List each line in which the string "Python" appears.

## Rows from a dataset of charts and code:
[start]

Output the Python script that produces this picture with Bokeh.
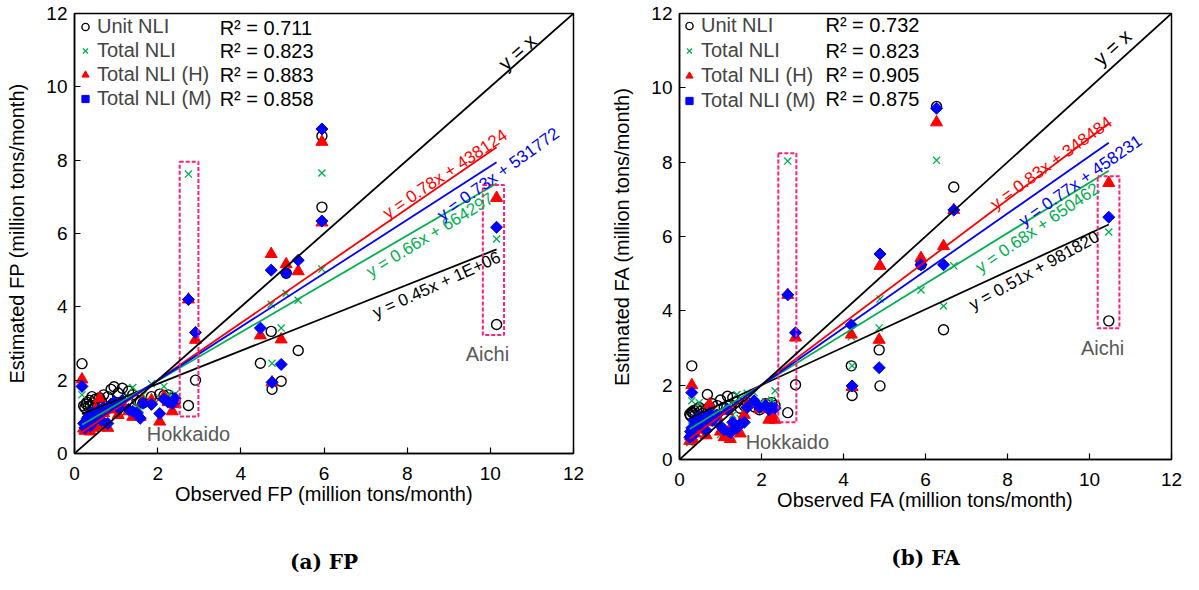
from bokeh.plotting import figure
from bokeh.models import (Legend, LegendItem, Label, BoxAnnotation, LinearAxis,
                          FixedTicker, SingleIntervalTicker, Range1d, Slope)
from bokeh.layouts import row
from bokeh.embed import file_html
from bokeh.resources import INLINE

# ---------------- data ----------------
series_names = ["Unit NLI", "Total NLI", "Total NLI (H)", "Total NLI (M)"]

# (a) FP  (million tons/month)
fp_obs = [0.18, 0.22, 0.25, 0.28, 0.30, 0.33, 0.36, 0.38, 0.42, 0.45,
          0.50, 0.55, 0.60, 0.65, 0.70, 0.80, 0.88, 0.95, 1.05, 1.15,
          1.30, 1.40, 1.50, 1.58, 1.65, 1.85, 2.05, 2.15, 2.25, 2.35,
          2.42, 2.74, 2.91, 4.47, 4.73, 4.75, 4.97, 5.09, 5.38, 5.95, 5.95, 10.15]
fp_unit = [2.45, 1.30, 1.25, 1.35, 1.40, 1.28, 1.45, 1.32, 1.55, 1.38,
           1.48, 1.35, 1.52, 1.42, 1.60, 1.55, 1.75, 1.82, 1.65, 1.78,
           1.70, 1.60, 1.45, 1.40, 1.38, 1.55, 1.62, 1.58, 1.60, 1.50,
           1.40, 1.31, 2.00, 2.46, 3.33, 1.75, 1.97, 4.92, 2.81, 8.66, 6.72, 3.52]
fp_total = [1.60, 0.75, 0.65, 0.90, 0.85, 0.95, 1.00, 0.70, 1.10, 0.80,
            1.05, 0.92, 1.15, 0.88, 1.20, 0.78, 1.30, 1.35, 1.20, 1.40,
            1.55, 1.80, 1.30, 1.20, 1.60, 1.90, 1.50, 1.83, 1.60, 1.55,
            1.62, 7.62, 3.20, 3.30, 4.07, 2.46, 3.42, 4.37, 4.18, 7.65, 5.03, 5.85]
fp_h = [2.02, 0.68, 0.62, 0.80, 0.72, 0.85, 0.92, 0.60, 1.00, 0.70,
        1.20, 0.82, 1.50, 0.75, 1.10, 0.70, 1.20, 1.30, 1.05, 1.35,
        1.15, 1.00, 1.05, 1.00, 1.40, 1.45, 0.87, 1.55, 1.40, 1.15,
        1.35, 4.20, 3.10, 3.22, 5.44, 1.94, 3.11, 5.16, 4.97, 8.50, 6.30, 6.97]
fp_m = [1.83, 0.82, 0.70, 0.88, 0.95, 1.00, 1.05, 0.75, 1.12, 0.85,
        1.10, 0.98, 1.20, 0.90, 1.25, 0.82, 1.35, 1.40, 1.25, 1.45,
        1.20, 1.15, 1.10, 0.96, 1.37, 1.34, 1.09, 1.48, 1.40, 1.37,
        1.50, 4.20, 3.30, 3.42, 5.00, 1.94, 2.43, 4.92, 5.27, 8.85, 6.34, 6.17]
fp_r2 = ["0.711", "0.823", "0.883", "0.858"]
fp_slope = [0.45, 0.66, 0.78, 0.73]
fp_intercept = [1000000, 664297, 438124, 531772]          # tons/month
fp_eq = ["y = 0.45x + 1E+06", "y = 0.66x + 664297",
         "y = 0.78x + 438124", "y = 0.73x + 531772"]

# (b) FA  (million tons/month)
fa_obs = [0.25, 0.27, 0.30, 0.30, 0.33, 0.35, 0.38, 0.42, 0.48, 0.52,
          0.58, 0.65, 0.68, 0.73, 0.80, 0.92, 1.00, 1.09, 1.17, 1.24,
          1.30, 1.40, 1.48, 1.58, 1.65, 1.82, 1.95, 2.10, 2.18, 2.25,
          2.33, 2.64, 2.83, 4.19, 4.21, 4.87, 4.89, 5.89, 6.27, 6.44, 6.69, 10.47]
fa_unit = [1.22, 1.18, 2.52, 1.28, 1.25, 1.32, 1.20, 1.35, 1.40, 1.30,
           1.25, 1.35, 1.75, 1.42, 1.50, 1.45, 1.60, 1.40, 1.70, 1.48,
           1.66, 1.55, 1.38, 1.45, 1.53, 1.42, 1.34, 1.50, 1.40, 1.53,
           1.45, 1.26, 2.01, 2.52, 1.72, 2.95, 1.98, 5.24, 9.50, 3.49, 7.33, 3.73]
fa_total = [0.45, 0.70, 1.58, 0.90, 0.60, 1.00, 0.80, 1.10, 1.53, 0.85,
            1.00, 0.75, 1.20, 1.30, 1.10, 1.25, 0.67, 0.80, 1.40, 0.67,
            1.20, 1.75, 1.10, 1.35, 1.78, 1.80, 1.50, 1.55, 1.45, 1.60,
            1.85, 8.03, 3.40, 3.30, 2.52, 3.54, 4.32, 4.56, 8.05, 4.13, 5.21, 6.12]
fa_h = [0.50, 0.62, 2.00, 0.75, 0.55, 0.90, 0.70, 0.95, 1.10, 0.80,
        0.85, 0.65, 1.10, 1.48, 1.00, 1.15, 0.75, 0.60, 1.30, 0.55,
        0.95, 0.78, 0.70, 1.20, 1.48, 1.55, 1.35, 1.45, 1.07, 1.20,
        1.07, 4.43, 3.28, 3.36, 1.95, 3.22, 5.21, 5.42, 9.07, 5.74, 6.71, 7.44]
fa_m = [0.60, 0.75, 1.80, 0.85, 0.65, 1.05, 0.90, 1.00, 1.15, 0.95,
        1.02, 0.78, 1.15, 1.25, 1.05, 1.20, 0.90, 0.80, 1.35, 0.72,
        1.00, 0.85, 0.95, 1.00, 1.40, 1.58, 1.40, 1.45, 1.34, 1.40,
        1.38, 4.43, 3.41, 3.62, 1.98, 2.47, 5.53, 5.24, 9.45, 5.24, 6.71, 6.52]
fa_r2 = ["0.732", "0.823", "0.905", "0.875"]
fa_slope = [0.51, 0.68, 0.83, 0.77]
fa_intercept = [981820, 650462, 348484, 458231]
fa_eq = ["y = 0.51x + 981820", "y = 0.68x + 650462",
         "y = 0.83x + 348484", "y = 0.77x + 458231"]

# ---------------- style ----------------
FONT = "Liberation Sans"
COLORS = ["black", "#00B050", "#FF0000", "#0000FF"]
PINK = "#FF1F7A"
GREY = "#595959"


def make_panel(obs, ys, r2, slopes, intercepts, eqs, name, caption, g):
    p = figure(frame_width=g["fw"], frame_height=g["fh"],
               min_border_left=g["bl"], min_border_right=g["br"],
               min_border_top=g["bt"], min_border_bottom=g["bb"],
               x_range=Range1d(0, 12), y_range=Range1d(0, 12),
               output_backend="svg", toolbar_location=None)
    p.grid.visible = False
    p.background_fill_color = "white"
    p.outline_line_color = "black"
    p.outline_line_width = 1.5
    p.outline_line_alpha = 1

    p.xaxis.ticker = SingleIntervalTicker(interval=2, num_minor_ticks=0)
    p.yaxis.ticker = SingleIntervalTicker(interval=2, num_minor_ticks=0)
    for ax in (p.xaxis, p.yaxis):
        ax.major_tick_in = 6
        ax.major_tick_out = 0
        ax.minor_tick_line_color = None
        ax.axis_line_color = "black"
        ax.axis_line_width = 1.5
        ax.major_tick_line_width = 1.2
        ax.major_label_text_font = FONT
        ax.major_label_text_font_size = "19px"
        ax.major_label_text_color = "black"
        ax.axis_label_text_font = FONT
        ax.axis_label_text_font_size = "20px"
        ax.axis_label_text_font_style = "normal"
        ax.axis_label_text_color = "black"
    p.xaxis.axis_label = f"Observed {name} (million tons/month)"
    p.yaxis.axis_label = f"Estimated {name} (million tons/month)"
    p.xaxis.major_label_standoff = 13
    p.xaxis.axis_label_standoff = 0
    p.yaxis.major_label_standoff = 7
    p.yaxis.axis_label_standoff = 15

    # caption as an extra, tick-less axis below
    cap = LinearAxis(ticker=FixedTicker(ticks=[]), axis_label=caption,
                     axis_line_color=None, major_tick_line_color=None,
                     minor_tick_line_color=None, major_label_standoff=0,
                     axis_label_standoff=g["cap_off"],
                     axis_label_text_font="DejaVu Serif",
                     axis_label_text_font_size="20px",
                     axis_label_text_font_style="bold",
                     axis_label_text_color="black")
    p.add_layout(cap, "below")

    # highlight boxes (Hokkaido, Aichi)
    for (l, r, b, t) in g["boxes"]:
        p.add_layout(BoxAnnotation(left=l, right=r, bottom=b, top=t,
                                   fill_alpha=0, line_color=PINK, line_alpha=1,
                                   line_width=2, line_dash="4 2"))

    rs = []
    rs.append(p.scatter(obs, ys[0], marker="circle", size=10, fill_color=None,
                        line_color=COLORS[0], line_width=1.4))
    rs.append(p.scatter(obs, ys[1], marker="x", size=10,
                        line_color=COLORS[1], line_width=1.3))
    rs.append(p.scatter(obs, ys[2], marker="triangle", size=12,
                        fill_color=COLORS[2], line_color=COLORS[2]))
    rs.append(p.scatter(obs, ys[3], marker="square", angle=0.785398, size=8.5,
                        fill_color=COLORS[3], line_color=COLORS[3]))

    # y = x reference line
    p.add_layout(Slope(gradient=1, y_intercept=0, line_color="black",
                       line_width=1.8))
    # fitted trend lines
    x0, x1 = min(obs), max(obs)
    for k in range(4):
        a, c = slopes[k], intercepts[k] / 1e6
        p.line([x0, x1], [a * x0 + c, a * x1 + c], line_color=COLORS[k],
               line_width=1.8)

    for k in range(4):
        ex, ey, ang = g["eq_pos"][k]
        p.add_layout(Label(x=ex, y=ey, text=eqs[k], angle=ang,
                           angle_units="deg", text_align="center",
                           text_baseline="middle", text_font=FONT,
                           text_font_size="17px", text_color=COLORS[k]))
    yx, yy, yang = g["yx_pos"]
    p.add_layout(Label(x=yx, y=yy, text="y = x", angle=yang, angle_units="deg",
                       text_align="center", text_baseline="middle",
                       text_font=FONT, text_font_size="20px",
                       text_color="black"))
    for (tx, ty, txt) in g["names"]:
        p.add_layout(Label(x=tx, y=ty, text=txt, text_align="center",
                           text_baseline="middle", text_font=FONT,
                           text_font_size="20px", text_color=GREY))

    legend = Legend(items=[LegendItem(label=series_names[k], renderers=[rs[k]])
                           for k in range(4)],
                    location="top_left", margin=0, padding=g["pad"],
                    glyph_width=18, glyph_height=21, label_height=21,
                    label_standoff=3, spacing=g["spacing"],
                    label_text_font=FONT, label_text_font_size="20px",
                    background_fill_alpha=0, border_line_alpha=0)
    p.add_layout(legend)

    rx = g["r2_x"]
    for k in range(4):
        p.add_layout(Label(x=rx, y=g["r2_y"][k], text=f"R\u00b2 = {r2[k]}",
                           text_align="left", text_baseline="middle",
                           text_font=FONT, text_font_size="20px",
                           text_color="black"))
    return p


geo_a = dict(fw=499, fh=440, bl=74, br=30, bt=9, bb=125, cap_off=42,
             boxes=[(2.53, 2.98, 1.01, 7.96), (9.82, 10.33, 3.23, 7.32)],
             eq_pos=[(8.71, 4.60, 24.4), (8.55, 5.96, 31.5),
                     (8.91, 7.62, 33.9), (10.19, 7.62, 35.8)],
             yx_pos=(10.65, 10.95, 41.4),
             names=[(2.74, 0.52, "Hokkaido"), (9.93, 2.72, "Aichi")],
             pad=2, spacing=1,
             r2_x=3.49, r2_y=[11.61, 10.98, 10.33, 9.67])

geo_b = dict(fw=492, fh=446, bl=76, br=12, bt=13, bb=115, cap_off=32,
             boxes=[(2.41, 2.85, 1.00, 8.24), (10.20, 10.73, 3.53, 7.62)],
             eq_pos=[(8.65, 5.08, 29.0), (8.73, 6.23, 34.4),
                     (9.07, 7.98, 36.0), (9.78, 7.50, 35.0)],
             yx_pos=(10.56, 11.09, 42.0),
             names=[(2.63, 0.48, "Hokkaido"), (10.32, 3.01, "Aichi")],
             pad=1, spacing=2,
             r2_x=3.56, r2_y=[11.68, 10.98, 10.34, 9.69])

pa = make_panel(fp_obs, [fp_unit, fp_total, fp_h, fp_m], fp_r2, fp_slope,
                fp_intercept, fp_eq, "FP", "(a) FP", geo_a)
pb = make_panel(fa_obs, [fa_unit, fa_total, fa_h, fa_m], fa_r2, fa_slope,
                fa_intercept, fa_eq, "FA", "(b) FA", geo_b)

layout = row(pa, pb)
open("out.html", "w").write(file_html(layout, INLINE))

[end]
[start]

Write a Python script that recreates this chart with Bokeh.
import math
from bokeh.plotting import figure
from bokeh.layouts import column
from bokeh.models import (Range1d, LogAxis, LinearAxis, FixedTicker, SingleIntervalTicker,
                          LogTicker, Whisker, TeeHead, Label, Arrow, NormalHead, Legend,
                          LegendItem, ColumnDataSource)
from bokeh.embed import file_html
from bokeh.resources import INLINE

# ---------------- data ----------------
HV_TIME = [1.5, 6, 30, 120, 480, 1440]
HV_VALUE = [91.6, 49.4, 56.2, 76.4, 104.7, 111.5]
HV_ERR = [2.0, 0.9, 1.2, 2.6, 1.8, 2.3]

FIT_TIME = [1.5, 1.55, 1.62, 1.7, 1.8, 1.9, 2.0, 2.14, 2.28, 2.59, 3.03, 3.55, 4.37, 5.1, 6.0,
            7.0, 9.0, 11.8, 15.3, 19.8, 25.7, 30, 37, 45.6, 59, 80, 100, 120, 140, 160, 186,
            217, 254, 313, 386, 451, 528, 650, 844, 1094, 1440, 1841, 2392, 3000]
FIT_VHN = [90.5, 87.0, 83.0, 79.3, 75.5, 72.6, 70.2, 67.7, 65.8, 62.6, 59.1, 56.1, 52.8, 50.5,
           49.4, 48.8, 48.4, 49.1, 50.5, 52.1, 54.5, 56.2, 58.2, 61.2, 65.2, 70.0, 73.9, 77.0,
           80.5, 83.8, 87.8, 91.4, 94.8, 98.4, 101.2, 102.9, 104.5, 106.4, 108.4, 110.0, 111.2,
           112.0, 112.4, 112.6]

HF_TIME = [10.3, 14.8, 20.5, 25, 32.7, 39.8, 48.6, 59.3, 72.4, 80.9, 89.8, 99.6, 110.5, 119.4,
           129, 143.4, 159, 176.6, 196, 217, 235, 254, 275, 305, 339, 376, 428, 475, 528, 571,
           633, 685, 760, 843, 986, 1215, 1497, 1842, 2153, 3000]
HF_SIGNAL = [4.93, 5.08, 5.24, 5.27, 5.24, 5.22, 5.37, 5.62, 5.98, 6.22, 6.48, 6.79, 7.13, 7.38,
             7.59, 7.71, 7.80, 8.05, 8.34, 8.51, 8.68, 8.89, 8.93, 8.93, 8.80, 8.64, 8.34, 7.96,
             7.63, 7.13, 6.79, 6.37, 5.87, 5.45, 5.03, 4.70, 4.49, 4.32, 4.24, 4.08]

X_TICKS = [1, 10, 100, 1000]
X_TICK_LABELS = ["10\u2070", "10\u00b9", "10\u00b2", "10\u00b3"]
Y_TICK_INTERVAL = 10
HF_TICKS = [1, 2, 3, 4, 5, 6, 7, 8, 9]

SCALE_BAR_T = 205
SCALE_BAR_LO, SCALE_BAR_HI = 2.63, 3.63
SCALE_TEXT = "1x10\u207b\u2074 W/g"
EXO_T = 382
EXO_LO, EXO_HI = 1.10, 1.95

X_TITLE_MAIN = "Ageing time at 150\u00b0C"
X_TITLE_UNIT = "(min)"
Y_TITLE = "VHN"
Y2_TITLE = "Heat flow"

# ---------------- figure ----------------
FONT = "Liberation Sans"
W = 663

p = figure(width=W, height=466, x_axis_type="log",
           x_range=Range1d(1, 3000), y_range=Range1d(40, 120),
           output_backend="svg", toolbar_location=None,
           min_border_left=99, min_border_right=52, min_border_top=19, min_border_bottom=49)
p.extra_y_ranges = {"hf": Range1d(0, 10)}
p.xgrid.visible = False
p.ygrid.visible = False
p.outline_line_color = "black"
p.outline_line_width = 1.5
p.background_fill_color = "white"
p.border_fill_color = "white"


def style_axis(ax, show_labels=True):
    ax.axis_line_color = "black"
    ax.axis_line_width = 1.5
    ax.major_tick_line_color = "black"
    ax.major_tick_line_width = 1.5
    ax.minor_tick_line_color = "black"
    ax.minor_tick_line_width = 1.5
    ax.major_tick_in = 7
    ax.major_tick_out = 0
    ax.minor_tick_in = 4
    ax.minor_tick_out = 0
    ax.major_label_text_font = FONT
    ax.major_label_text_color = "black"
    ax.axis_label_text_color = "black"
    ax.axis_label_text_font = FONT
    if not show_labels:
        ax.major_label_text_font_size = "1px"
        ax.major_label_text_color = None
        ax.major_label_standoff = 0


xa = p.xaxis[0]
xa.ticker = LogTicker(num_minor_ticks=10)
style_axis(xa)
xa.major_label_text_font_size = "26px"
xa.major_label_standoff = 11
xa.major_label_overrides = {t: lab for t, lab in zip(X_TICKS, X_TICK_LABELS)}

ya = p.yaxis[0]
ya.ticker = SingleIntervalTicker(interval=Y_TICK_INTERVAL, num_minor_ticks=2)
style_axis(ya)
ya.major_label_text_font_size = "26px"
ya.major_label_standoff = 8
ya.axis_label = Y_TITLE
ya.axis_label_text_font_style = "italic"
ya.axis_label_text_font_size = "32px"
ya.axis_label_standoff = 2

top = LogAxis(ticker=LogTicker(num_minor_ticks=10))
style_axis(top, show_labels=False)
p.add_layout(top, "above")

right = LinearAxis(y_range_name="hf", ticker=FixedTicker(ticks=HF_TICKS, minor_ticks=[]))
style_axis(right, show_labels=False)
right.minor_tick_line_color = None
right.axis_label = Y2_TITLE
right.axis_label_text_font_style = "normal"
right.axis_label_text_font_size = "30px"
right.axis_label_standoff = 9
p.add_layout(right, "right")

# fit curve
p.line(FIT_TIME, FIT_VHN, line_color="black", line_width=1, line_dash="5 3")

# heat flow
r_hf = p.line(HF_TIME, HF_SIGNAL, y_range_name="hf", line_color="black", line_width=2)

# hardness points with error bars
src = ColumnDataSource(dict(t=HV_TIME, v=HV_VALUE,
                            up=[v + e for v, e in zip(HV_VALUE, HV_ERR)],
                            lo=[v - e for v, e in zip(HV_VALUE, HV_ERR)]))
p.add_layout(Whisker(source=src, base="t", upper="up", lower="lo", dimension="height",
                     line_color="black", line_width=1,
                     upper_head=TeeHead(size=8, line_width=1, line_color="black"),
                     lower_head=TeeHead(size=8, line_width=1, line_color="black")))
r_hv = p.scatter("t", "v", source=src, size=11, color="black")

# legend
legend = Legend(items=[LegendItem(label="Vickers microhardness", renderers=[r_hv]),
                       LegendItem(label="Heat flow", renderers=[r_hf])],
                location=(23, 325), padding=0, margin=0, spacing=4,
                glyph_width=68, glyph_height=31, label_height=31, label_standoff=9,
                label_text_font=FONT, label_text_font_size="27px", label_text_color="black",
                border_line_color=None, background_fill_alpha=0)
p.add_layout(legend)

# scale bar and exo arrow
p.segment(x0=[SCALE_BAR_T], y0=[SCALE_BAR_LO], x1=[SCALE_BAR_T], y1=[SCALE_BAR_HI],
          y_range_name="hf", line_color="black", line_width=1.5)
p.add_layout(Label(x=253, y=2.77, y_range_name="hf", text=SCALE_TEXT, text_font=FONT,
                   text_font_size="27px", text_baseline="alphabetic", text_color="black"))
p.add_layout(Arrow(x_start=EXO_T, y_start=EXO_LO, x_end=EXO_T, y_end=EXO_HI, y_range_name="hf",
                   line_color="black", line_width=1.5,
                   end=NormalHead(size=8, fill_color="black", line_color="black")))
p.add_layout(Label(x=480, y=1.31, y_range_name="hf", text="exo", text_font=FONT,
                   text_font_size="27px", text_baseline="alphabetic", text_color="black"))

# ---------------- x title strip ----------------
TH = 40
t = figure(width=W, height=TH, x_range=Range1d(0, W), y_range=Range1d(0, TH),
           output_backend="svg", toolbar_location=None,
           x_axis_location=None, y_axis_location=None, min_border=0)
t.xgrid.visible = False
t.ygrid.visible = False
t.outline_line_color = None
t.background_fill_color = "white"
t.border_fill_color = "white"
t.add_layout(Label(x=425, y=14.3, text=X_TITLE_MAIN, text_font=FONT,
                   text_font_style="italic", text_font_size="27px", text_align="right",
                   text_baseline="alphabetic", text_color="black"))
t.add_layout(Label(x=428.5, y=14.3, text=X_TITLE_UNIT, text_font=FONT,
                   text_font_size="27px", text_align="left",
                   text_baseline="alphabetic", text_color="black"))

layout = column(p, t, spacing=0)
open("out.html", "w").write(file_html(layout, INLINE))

[end]

## OUTPUT BELOW:
Output the Python script that produces this picture with Bokeh.
Write a Python script that recreates this chart with Bokeh.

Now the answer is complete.